Set down, exactly as written, the lines from the top of the data to the line that holds "const majorTicks = [3, 4, 5, 6, 7, 8, 9, 10];", and omit the pictures.
┄┄┄┄┄┄┄┄┄┄┄┄┄┄┄┄┄┄┄┄
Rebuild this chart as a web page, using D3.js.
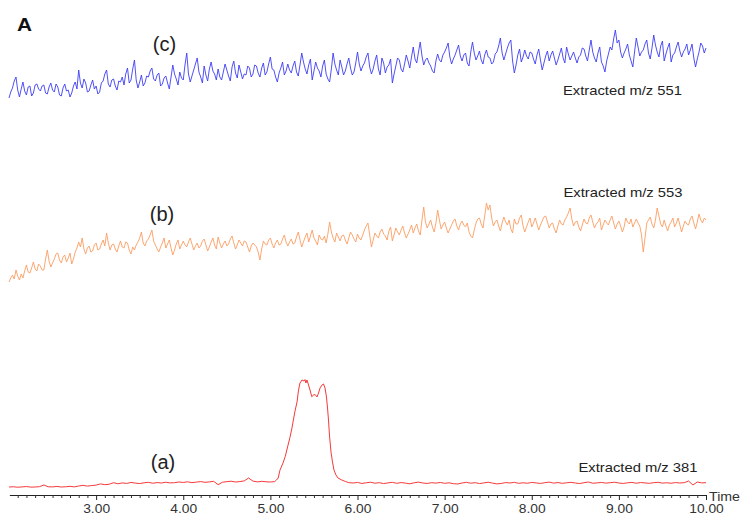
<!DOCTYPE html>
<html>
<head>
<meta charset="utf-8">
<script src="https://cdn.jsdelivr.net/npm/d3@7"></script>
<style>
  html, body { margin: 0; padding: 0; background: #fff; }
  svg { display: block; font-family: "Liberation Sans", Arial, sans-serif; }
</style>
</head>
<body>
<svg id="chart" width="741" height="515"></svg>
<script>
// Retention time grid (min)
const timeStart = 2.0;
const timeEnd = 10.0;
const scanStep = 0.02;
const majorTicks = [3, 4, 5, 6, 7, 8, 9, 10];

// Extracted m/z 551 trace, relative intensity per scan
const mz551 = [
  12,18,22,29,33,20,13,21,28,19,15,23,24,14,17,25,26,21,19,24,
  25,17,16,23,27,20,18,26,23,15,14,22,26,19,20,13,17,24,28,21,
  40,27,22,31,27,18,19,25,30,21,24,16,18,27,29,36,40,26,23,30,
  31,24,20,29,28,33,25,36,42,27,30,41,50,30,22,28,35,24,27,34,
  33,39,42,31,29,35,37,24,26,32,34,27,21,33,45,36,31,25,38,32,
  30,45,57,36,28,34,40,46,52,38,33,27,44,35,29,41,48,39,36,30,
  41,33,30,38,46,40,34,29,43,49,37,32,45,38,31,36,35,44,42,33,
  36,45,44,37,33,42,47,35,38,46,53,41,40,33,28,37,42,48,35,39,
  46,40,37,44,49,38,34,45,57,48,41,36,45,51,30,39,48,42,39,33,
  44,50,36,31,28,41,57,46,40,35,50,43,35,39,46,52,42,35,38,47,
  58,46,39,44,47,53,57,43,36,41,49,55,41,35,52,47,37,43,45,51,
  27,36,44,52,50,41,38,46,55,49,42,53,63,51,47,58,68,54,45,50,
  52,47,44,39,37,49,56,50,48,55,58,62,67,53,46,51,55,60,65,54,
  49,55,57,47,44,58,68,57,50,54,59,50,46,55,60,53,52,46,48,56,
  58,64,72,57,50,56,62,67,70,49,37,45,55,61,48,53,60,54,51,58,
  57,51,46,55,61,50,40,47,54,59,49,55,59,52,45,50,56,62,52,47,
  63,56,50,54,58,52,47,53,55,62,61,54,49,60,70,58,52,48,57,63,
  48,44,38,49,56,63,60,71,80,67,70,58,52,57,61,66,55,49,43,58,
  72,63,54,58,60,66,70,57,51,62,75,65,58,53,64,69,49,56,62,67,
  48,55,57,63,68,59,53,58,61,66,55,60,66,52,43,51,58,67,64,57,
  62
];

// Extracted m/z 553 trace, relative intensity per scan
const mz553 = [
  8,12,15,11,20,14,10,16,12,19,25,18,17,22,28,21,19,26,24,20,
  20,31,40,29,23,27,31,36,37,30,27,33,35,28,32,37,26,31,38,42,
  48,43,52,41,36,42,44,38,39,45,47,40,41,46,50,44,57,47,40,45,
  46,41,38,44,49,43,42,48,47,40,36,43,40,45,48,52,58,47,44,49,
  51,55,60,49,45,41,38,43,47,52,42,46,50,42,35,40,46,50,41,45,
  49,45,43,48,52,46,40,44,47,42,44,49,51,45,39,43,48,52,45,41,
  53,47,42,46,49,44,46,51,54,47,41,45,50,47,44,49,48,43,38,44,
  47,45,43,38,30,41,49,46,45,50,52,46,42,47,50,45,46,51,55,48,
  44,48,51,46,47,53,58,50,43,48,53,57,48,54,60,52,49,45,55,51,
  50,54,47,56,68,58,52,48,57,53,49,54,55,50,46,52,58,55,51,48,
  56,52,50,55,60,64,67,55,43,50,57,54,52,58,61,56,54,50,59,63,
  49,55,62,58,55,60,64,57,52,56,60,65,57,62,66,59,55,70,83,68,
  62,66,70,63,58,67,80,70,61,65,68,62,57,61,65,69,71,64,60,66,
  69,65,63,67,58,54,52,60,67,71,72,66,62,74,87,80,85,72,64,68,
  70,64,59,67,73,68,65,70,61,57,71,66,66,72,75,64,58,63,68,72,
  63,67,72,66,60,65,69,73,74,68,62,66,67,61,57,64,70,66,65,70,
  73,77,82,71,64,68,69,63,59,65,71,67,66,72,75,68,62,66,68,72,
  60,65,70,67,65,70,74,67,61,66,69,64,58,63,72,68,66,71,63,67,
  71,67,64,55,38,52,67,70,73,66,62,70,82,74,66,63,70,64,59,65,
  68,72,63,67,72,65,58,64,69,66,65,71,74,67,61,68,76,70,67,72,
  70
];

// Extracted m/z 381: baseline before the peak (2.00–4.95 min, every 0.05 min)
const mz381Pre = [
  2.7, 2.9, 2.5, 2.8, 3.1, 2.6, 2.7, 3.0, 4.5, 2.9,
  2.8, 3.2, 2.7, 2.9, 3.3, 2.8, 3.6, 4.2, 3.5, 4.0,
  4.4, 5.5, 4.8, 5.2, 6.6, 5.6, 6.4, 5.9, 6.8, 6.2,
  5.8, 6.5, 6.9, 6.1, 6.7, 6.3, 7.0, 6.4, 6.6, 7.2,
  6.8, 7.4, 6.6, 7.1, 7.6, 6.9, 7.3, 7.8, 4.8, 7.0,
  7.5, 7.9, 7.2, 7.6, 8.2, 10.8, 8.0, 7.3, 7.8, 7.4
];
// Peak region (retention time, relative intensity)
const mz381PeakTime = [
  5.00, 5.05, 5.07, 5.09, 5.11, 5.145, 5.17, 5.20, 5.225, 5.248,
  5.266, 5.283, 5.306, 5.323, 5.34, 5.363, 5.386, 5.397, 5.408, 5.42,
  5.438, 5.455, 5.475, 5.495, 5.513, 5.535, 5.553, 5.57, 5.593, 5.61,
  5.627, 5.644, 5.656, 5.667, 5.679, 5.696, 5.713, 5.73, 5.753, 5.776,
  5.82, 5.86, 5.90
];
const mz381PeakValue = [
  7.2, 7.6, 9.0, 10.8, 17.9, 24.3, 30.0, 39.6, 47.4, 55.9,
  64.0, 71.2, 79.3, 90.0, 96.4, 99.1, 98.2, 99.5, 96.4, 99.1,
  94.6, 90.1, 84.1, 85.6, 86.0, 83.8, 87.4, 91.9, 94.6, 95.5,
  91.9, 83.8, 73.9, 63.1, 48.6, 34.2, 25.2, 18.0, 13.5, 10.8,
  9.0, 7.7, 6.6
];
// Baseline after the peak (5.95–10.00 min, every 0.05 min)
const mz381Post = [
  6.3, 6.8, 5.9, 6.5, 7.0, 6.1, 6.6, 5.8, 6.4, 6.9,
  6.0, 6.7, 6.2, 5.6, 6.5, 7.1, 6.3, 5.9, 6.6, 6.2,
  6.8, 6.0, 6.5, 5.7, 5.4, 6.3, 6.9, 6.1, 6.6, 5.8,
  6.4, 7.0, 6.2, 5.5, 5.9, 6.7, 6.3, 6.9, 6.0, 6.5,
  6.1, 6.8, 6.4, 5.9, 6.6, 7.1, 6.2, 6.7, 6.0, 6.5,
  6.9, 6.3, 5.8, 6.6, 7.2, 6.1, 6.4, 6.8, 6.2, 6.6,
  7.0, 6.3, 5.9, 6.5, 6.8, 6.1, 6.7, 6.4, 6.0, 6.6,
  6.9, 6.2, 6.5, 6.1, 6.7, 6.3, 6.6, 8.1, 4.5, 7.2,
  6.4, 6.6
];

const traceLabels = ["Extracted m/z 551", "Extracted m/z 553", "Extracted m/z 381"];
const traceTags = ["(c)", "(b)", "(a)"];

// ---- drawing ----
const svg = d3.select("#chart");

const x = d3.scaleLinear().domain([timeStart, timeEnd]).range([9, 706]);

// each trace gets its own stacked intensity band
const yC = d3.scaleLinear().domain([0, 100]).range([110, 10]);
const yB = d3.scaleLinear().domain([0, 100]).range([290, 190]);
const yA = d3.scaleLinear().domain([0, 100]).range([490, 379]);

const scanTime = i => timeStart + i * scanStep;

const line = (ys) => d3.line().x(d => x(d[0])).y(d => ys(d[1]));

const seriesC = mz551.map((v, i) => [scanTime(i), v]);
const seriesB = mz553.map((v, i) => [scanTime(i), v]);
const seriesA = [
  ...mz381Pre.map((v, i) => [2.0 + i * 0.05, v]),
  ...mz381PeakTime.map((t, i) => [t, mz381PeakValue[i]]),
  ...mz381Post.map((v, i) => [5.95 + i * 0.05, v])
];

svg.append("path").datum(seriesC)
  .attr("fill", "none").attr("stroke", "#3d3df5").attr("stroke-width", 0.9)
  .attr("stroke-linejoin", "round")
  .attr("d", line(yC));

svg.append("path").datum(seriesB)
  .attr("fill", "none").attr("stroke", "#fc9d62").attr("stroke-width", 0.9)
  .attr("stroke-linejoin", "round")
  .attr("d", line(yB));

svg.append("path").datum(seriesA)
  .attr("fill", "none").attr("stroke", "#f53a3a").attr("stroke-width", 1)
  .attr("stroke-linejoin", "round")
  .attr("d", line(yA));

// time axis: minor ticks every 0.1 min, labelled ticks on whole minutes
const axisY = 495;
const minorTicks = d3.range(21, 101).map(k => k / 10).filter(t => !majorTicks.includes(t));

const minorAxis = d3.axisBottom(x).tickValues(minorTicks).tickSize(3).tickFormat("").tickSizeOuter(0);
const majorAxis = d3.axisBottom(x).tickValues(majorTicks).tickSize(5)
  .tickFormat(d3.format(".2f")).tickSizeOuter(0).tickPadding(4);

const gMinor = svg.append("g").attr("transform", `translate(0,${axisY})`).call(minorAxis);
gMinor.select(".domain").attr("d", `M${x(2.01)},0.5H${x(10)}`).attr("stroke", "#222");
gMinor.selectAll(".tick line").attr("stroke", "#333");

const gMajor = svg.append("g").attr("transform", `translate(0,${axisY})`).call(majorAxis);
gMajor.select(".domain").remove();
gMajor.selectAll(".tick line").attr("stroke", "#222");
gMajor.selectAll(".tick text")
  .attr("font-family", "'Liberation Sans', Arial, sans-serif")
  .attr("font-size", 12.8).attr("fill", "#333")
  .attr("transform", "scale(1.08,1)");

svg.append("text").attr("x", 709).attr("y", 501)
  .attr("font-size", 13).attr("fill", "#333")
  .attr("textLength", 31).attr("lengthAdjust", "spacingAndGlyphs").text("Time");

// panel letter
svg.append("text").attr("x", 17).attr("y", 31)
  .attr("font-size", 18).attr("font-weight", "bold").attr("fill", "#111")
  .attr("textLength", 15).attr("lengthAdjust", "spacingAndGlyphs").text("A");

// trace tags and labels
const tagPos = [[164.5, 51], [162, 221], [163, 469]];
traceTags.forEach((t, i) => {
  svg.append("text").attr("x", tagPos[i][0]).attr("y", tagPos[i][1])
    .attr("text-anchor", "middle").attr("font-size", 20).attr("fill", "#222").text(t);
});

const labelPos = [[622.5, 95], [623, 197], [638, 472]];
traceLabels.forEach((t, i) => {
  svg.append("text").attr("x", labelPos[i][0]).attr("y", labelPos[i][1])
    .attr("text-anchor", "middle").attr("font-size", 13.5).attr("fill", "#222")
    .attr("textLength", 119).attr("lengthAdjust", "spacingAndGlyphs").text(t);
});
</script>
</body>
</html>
┄┄┄┄┄┄┄┄┄┄┄┄┄┄┄┄┄┄┄┄
_Result_:
Rebuild this chart as a web page, using D3.js.
<!DOCTYPE html>
<html>
<head>
<meta charset="utf-8">
<script src="https://cdn.jsdelivr.net/npm/d3@7"></script>
<style>
  html, body { margin: 0; padding: 0; background: #fff; }
  svg { display: block; font-family: "Liberation Sans", Arial, sans-serif; }
</style>
</head>
<body>
<svg id="chart" width="741" height="515"></svg>
<script>
// Retention time grid (min)
const timeStart = 2.0;
const timeEnd = 10.0;
const scanStep = 0.02;
const majorTicks = [3, 4, 5, 6, 7, 8, 9, 10];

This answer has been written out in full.